● **INSTRUCTIONS FOR THE TASK**
Copy the listing verbatim, excluding any images found in it.

---- COLLECTED MATERIAL

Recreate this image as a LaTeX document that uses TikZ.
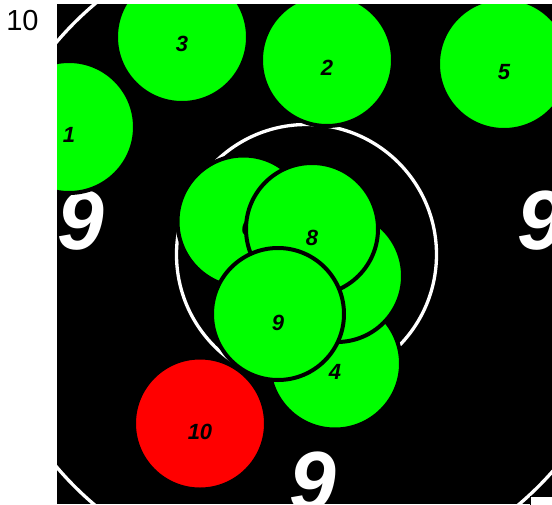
\documentclass[tikz,border=0pt]{standalone}
\usepackage{fontspec}
\setmainfont{Liberation Sans}
\definecolor{shotgreen}{HTML}{00FF00}
\definecolor{shotred}{HTML}{FF0000}
\begin{document}
\begin{tikzpicture}[x=1pt,y=-1pt,
  shot/.style={circle,draw=black,line width=4pt,fill=shotgreen,minimum size=132pt,inner sep=0pt},
  redshot/.style={shot,fill=shotred},
  lbl/.style={inner sep=0pt,font=\fontsize{22}{22}\selectfont\bfseries\itshape,text=black},
  ringnum/.style={inner sep=0pt,font=\fontsize{84}{84}\selectfont\bfseries\itshape,text=white},
  ring/.style={draw=white,line width=3.3pt}]
\useasboundingbox[fill=white] (0,0) rectangle (552,504);
\node[inner sep=0pt,font=\fontsize{29}{29}\selectfont] (title) at (22.5,21) {10};
\fill[black] (57,4) rectangle (552,504);
\begin{scope}
\clip (57,4) rectangle (552,504);
\coordinate (ctr) at (306.5,254.5);
\draw[ring] (ctr) circle[radius=328];
\draw[ring] (ctr) circle[radius=130];
\node[ringnum] (n9l) at (81,221) {9};
\node[ringnum] (n9r) at (541,221) {9};
\node[ringnum] (n9b) at (313,482) {9};
\node[shot] (s1) at (69,127) {};
\node[lbl] at ([yshift=-7.5pt]s1.center) {1};
\node[shot] (s2) at (327,60) {};
\node[lbl] at ([yshift=-8pt]s2.center) {2};
\node[shot] (s3) at (182,37) {};
\node[lbl] at ([yshift=-7pt]s3.center) {3};
\node[shot] (s4) at (335,363.5) {};
\node[lbl] at ([yshift=-8pt]s4.center) {4};
\node[shot] (s5) at (504,64) {};
\node[lbl] at ([yshift=-8pt]s5.center) {5};
\node[shot] (s6) at (243.5,221.5) {};
\node[lbl] at ([xshift=4pt,yshift=-6pt]s6.center) {6};
\node[shot] (s7) at (337,276) {};
\node[lbl] at ([yshift=-8pt]s7.center) {7};
\node[shot] (s8) at (312,229) {};
\node[lbl] at ([yshift=-9pt]s8.center) {8};
\node[shot] (s9) at (278,314) {};
\node[lbl] at ([yshift=-9pt]s9.center) {9};
\node[redshot] (s10) at (200,423.5) {};
\node[lbl] at ([yshift=-8pt]s10.center) {10};
\node[draw=black,line width=1pt,fill=white,minimum width=24pt,minimum height=10pt,inner sep=0pt,anchor=north west] (box) at (530,496) {};
\end{scope}
\end{tikzpicture}
\end{document}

--------

● **WORKED ANSWER**
Recreate this image as a LaTeX document that uses TikZ.
\documentclass[tikz,border=0pt]{standalone}
\usepackage{fontspec}
\setmainfont{Liberation Sans}
\definecolor{shotgreen}{HTML}{00FF00}
\definecolor{shotred}{HTML}{FF0000}
\begin{document}
\begin{tikzpicture}[x=1pt,y=-1pt,
  shot/.style={circle,draw=black,line width=4pt,fill=shotgreen,minimum size=132pt,inner sep=0pt},
  redshot/.style={shot,fill=shotred},
  lbl/.style={inner sep=0pt,font=\fontsize{22}{22}\selectfont\bfseries\itshape,text=black},
  ringnum/.style={inner sep=0pt,font=\fontsize{84}{84}\selectfont\bfseries\itshape,text=white},
  ring/.style={draw=white,line width=3.3pt}]
\useasboundingbox[fill=white] (0,0) rectangle (552,504);
\node[inner sep=0pt,font=\fontsize{29}{29}\selectfont] (title) at (22.5,21) {10};
\fill[black] (57,4) rectangle (552,504);
\begin{scope}
\clip (57,4) rectangle (552,504);
\coordinate (ctr) at (306.5,254.5);
\draw[ring] (ctr) circle[radius=328];
\draw[ring] (ctr) circle[radius=130];
\node[ringnum] (n9l) at (81,221) {9};
\node[ringnum] (n9r) at (541,221) {9};
\node[ringnum] (n9b) at (313,482) {9};
\node[shot] (s1) at (69,127) {};
\node[lbl] at ([yshift=-7.5pt]s1.center) {1};
\node[shot] (s2) at (327,60) {};
\node[lbl] at ([yshift=-8pt]s2.center) {2};
\node[shot] (s3) at (182,37) {};
\node[lbl] at ([yshift=-7pt]s3.center) {3};
\node[shot] (s4) at (335,363.5) {};
\node[lbl] at ([yshift=-8pt]s4.center) {4};
\node[shot] (s5) at (504,64) {};
\node[lbl] at ([yshift=-8pt]s5.center) {5};
\node[shot] (s6) at (243.5,221.5) {};
\node[lbl] at ([xshift=4pt,yshift=-6pt]s6.center) {6};
\node[shot] (s7) at (337,276) {};
\node[lbl] at ([yshift=-8pt]s7.center) {7};
\node[shot] (s8) at (312,229) {};
\node[lbl] at ([yshift=-9pt]s8.center) {8};
\node[shot] (s9) at (278,314) {};
\node[lbl] at ([yshift=-9pt]s9.center) {9};
\node[redshot] (s10) at (200,423.5) {};
\node[lbl] at ([yshift=-8pt]s10.center) {10};
\node[draw=black,line width=1pt,fill=white,minimum width=24pt,minimum height=10pt,inner sep=0pt,anchor=north west] (box) at (530,496) {};
\end{scope}
\end{tikzpicture}
\end{document}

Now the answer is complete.